Mitigations: Curate training data carefully, verify data sources, use anomaly detection on training examples, and evaluate models against adversarial test sets designed to trigger known poisoning patterns.
3. Model Theft and Weight Extraction
Trained models represent significant investment — data collection, compute costs, and engineering time. Model theft can happen in several ways: extracting weights through repeated API queries (model extraction attacks), stealing weights from insecure storage or deployment infrastructure, or insider threats.
API-based extraction works by querying the model systematically and using the outputs to train a replica (a "distilled" copy). With enough queries, the replica can closely approximate the original model's behavior. This is a real concern for companies offering proprietary models behind APIs.
Mitigations: Rate limiting and monitoring API usage patterns, watermarking model outputs, encrypting model weights at rest and in transit, and restricting access to model artifacts in your infrastructure.
4. Deepfakes and Synthetic Media
AI-generated images, audio, and video have reached a quality level where they're difficult to distinguish from authentic media. Voice cloning needs only a few seconds of sample audio. Video generation can produce realistic footage of real people saying things they never said.
The security implications are broad: social engineering attacks using cloned voices for phone-based fraud, fabricated video evidence, impersonation of executives for business email compromise, and large-scale disinformation campaigns.
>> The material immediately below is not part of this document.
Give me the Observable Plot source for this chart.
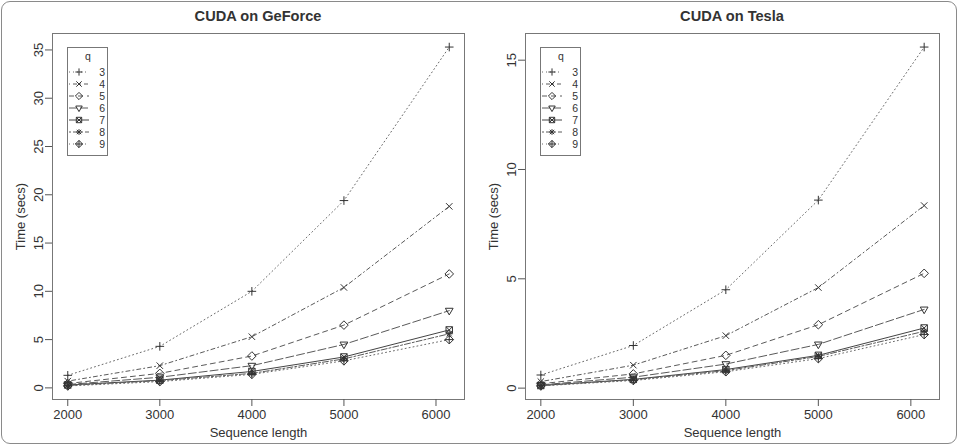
<!DOCTYPE html>
<html><head><meta charset="utf-8">
<script src="https://cdn.jsdelivr.net/npm/d3@7"></script>
<script src="https://cdn.jsdelivr.net/npm/@observablehq/plot@0.6"></script>
<style>
body{margin:0;background:#fff;font-family:"Liberation Sans",Arial,sans-serif;}
#wrap{position:relative;width:962px;height:446px;overflow:hidden;background:#fff}
#frame{position:absolute;left:1px;top:1px;width:954px;height:441px;border:1.5px solid #8a8a8a;border-radius:9px;}
.panel{position:absolute;top:0;width:481px;height:446px}
.title{position:absolute;top:8px;font-weight:bold;font-size:14.6px;color:#333;transform:translateX(-50%);white-space:nowrap;line-height:17px}
.legend{position:absolute;top:47px}
</style></head><body>
<div id="wrap"><div id="frame"></div><div class="panel" id="p0" style="left:0"></div><div class="panel" id="p1" style="left:481px"></div></div>
<script>
// ---- data ----
const lengths = [2000, 3000, 4000, 5000, 6144];
const qValues = [3, 4, 5, 6, 7, 8, 9];
const xTicks = [2000, 3000, 4000, 5000, 6000];
const geforceTicksY = [0, 5, 10, 15, 20, 25, 30, 35];
const teslaTicksY = [0, 5, 10, 15];
const titles = ["CUDA on GeForce", "CUDA on Tesla"];

// GeForce times (secs) per q
const geforceQ3 = [1.3, 4.3, 10.0, 19.4, 35.3];
const geforceQ4 = [0.7, 2.3, 5.3, 10.4, 18.8];
const geforceQ5 = [0.45, 1.5, 3.3, 6.5, 11.8];
const geforceQ6 = [0.35, 1.1, 2.3, 4.5, 8.0];
const geforceQ7 = [0.3, 0.8, 1.7, 3.2, 6.0];
const geforceQ8 = [0.25, 0.75, 1.5, 3.0, 5.6];
const geforceQ9 = [0.2, 0.65, 1.4, 2.8, 5.0];
// Tesla times (secs) per q
const teslaQ3 = [0.6, 1.95, 4.5, 8.6, 15.6];
const teslaQ4 = [0.3, 1.05, 2.4, 4.6, 8.35];
const teslaQ5 = [0.2, 0.65, 1.5, 2.9, 5.25];
const teslaQ6 = [0.15, 0.5, 1.1, 2.0, 3.6];
const teslaQ7 = [0.12, 0.4, 0.85, 1.5, 2.75];
const teslaQ8 = [0.12, 0.38, 0.8, 1.45, 2.6];
const teslaQ9 = [0.1, 0.35, 0.75, 1.35, 2.45];

const geforceSeries = [geforceQ3, geforceQ4, geforceQ5, geforceQ6, geforceQ7, geforceQ8, geforceQ9];
const teslaSeries = [teslaQ3, teslaQ4, teslaQ5, teslaQ6, teslaQ7, teslaQ8, teslaQ9];

// ---- styles ----
const dashes = {3: "1,3", 4: "1,3,4,3", 5: "5,4", 6: "8,3", 7: null, 8: "2,2,6,2", 9: "1,3"};
const lineColor = {3: "#6a6a6a", 4: "#5a5a5a", 5: "#5a5a5a", 6: "#5a5a5a", 7: "#444", 8: "#5a5a5a", 9: "#6a6a6a"};
const mk = f => ({draw(ctx, size){ const r = Math.sqrt(size / Math.PI); f(ctx, r); }});
const symbols = {
  3: mk((c, r) => { c.moveTo(-r, 0); c.lineTo(r, 0); c.moveTo(0, -r); c.lineTo(0, r); }),
  4: mk((c, r) => { const a = r * 0.75; c.moveTo(-a, -a); c.lineTo(a, a); c.moveTo(-a, a); c.lineTo(a, -a); }),
  5: mk((c, r) => { c.moveTo(0, -r); c.lineTo(r, 0); c.lineTo(0, r); c.lineTo(-r, 0); c.closePath(); }),
  6: mk((c, r) => { c.moveTo(-r * 0.9, -r * 0.55); c.lineTo(r * 0.9, -r * 0.55); c.lineTo(0, r); c.closePath(); }),
  7: mk((c, r) => { const a = r * 0.75; c.rect(-a, -a, 2 * a, 2 * a); c.moveTo(-a, -a); c.lineTo(a, a); c.moveTo(-a, a); c.lineTo(a, -a); }),
  8: mk((c, r) => { const a = r * 0.8, b = r * 0.6; c.moveTo(-a, 0); c.lineTo(a, 0); c.moveTo(0, -a); c.lineTo(0, a); c.moveTo(-b, -b); c.lineTo(b, b); c.moveTo(-b, b); c.lineTo(b, -b); }),
  9: mk((c, r) => { c.moveTo(0, -r); c.lineTo(r, 0); c.lineTo(0, r); c.lineTo(-r, 0); c.closePath(); c.moveTo(-r, 0); c.lineTo(r, 0); c.moveTo(0, -r); c.lineTo(0, r); })
};

const font = '"Liberation Sans", Arial, sans-serif';

function buildRows(series) {
  const rows = [];
  series.forEach((vals, i) => vals.forEach((t, j) => rows.push({q: qValues[i], len: lengths[j], t})));
  return rows;
}

function panel(el, series, yTicks, title, marginLeft, marginRight) {
  const rows = buildRows(series);
  const ye = d3.extent(rows, d => d.t), yp = (ye[1] - ye[0]) * 0.04;
  const xe = d3.extent(lengths), xp = (xe[1] - xe[0]) * 0.04;
  const chart = Plot.plot({
    width: 481, height: 446,
    marginTop: 33, marginBottom: 47, marginLeft, marginRight,
    style: {fontFamily: font, fontSize: "13px", color: "#333", background: "transparent", overflow: "visible"},
    x: {domain: [xe[0] - xp, xe[1] + xp]},
    y: {domain: [ye[0] - yp, ye[1] + yp]},
    marks: [
      Plot.frame({stroke: "#777"}),
      Plot.axisX({ticks: xTicks, tickSize: 7, tickPadding: 3, tickFormat: d => String(d), stroke: "#555",
        label: "Sequence length", labelAnchor: "center", labelOffset: 37, labelArrow: "none"}),
      Plot.axisY({ticks: yTicks, tickSize: 7, tickPadding: 3, tickRotate: -90, tickFormat: d => String(d), stroke: "#555",
        label: "Time (secs)", labelAnchor: "center", labelOffset: 37, labelArrow: "none"}),
      ...qValues.map(q => Plot.line(rows.filter(d => d.q === q), {x: "len", y: "t", stroke: lineColor[q], strokeWidth: 1, strokeDasharray: dashes[q]})),
      ...qValues.map(q => Plot.dot(rows.filter(d => d.q === q), {x: "len", y: "t", symbol: symbols[q], r: 4.3, stroke: "#333", fill: "none", strokeWidth: 1}))
    ]
  });
  el.appendChild(chart);

  const t = document.createElement("div");
  t.className = "title";
  t.textContent = title;
  t.style.left = ((marginLeft + 481 - marginRight) / 2) + "px";
  el.appendChild(t);

  // legend
  const lw = 41, lh = 109;
  const leg = d3.select(el).append("svg").attr("class", "legend")
    .attr("width", lw).attr("height", lh)
    .style("left", (marginLeft + 15) + "px")
    .attr("font-family", font).attr("font-size", 10.5);
  leg.append("rect").attr("x", 0.5).attr("y", 0.5).attr("width", lw - 1).attr("height", lh - 1)
    .attr("fill", "#fff").attr("stroke", "#777");
  leg.append("text").attr("x", 21).attr("y", 13).attr("text-anchor", "middle").attr("fill", "#333").text("q");
  qValues.forEach((q, i) => {
    const yy = 25 + i * 12;
    leg.append("line").attr("x1", 2).attr("x2", 22).attr("y1", yy).attr("y2", yy)
      .attr("stroke", lineColor[q]).attr("stroke-dasharray", dashes[q]);
    const path = d3.path();
    const r = 3.6;
    symbols[q].draw(path, r * r * Math.PI);
    leg.append("path").attr("d", path.toString()).attr("transform", `translate(12,${yy})`)
      .attr("fill", "none").attr("stroke", "#333");
    leg.append("text").attr("x", 38).attr("y", yy + 4).attr("text-anchor", "end").attr("fill", "#333").text(q);
  });
}

panel(document.getElementById("p0"), geforceSeries, geforceTicksY, titles[0], 52, 17);
panel(document.getElementById("p1"), teslaSeries, teslaTicksY, titles[1], 44, 23);
</script>
</body></html>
Mitigations: Content provenance standards (C2PA) that cryptographically sign media at the point of capture, detection models trained to identify synthetic content, organizational policies requiring out-of-band verification for high-stakes requests, and public awareness that seeing or hearing something is no longer sufficient proof.
5. AI Agent Autonomy Risks
AI agents — models that can take actions like executing code, calling APIs, sending messages, and managing files — introduce a new class of security risk. An agent with access to production systems can cause real damage if it misinterprets instructions, gets prompt-injected, or encounters an edge case its developers didn't anticipate.
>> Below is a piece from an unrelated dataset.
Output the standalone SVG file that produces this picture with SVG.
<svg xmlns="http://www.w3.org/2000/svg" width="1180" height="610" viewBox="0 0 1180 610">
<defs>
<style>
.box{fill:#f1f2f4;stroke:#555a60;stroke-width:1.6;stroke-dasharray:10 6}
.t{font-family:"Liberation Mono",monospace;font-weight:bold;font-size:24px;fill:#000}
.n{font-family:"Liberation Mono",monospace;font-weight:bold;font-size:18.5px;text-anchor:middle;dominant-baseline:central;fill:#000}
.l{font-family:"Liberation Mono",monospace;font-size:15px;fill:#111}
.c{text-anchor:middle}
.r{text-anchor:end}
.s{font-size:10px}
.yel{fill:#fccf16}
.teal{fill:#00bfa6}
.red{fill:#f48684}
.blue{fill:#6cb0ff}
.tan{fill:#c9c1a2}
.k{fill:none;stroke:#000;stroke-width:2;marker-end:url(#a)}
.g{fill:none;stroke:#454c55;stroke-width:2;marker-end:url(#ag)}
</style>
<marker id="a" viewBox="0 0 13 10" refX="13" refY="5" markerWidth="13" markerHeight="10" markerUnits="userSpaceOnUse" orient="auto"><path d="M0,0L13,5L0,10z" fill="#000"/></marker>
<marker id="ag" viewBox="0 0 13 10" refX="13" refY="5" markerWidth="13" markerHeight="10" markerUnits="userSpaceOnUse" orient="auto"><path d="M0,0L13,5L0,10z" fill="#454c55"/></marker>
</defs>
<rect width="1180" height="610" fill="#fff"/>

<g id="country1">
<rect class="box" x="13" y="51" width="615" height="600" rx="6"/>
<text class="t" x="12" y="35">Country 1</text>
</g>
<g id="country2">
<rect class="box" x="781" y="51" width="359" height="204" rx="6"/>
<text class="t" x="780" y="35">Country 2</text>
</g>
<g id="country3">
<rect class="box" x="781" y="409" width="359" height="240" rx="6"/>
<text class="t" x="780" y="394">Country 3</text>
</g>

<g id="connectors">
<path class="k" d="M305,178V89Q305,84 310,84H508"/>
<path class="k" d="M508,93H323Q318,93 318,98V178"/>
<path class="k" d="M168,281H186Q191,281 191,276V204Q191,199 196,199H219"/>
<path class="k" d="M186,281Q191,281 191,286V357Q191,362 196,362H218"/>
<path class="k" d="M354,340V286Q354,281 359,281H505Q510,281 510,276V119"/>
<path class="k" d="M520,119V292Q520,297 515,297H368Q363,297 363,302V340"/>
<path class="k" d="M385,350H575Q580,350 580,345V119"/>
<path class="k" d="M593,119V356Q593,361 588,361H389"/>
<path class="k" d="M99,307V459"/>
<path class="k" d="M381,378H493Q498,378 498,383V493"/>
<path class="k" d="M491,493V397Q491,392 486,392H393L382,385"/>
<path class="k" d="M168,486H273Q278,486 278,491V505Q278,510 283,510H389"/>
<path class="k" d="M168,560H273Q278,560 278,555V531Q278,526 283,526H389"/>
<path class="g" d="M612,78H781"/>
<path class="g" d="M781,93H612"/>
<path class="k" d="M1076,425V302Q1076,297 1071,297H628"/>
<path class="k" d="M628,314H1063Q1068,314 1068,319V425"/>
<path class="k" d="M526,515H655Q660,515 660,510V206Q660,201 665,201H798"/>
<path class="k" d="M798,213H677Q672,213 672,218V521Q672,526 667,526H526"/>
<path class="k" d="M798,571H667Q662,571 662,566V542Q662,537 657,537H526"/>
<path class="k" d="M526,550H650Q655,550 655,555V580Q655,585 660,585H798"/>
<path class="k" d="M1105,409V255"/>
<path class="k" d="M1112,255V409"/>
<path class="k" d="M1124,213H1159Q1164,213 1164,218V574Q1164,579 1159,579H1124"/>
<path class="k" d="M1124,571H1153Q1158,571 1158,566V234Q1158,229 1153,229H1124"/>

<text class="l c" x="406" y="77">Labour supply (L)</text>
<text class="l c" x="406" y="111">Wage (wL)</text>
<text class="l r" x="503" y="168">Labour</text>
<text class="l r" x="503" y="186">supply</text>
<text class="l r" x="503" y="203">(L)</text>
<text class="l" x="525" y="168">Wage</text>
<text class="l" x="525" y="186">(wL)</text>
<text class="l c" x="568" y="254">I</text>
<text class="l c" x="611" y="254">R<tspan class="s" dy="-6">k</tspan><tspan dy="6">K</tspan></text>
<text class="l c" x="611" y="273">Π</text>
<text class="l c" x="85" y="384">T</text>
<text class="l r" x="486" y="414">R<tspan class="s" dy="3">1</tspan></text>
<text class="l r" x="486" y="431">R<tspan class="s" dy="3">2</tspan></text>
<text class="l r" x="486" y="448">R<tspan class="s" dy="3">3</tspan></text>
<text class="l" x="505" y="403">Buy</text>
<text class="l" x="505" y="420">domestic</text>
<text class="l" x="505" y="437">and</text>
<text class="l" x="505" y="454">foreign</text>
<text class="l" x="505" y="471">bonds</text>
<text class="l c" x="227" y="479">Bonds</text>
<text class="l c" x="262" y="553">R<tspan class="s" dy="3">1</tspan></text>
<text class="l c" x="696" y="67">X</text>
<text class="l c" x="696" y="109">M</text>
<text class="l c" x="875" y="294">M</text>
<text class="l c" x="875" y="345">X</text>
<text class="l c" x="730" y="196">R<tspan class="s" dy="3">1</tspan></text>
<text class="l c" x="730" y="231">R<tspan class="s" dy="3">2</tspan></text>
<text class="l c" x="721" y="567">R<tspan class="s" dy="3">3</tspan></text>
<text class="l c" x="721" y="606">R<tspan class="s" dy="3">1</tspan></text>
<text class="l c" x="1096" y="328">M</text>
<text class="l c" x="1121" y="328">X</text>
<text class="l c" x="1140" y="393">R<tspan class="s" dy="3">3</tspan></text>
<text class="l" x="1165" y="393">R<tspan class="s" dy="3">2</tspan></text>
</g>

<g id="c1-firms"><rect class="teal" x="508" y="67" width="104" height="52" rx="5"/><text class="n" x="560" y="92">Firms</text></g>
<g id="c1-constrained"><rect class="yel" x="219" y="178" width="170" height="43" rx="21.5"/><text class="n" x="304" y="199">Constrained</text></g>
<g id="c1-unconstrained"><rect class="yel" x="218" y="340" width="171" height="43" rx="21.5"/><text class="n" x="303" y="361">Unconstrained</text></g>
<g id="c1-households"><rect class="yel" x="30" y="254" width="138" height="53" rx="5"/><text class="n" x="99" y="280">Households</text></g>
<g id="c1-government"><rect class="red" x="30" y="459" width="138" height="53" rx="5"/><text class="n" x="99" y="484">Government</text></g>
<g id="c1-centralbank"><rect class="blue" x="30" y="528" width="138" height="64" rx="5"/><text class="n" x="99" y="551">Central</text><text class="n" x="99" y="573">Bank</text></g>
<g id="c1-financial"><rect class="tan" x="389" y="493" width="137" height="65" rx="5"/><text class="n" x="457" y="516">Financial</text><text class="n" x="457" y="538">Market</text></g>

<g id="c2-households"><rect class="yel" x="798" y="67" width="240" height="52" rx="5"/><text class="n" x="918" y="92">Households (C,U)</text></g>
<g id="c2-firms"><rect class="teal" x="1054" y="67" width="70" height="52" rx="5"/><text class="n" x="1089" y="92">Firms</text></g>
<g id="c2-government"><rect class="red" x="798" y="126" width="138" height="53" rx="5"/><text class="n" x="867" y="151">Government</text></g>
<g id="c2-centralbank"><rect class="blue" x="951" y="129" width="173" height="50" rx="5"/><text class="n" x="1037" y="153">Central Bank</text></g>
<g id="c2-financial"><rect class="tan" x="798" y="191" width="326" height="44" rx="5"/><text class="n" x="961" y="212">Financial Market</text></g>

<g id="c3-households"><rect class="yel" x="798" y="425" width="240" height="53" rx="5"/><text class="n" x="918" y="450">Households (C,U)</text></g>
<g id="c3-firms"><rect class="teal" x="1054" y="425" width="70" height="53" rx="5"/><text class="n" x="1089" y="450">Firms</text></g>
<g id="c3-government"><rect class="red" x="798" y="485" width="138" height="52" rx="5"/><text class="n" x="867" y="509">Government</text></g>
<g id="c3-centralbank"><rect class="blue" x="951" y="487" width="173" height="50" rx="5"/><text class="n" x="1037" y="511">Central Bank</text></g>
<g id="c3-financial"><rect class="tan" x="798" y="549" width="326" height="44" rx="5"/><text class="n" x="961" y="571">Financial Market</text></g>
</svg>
The risk scales with the agent's permissions. An agent that can read a database is one thing. An agent that can write to it, deploy code, or send emails on behalf of a user is something else entirely.
Mitigations: Principle of least privilege — give agents the minimum permissions they need. Require human approval for destructive or irreversible actions. Sandbox execution environments. Log every action for audit. Set hard limits on what an agent can do in a single session.
6. Supply Chain Attacks on Models
The ML ecosystem relies heavily on shared infrastructure: model hubs (HuggingFace), package managers (pip, npm), pre-trained weights, and community-contributed datasets. Each of these is a potential attack vector.
A compromised model uploaded to a public hub can contain serialized malicious code (pickle-based exploits), backdoored weights, or tampered tokenizers. Dependency confusion attacks can trick build systems into installing malicious packages that shadow legitimate ML libraries.
Mitigations: Verify model checksums and signatures, use safe serialization formats (safetensors over pickle), pin dependency versions, audit your ML supply chain, and prefer models from verified publishers with clear provenance.
7. Privacy and Data Leakage
Language models can memorize and regurgitate training data, including personally identifiable information, API keys, passwords, and proprietary code. This happens because large models have enough capacity to memorize specific sequences, especially those that appear multiple times in the training data.
This risk extends to fine-tuned and RAG-augmented systems. A model fine-tuned on customer support conversations might reproduce specific customer details. A RAG system might retrieve and expose documents that the querying user shouldn't have access to, if the retrieval layer lacks proper access controls.
Mitigations: Differential privacy during training, data deduplication and PII scrubbing in training pipelines, output filtering for known sensitive patterns, access controls in RAG retrieval layers, and regular auditing for memorization of sensitive content.
The Common Thread
Most of these risks share a pattern: AI systems are being given more access, more autonomy, and more trust — while the security tooling and best practices are still catching up. The models are powerful, and that power creates surface area.
The practical takeaway is to treat AI components with the same rigor you'd apply to any other part of your security posture: least privilege, input validation, output monitoring, audit logging, and defense in depth. The specific attacks are new, but the principles for defending against them are familiar.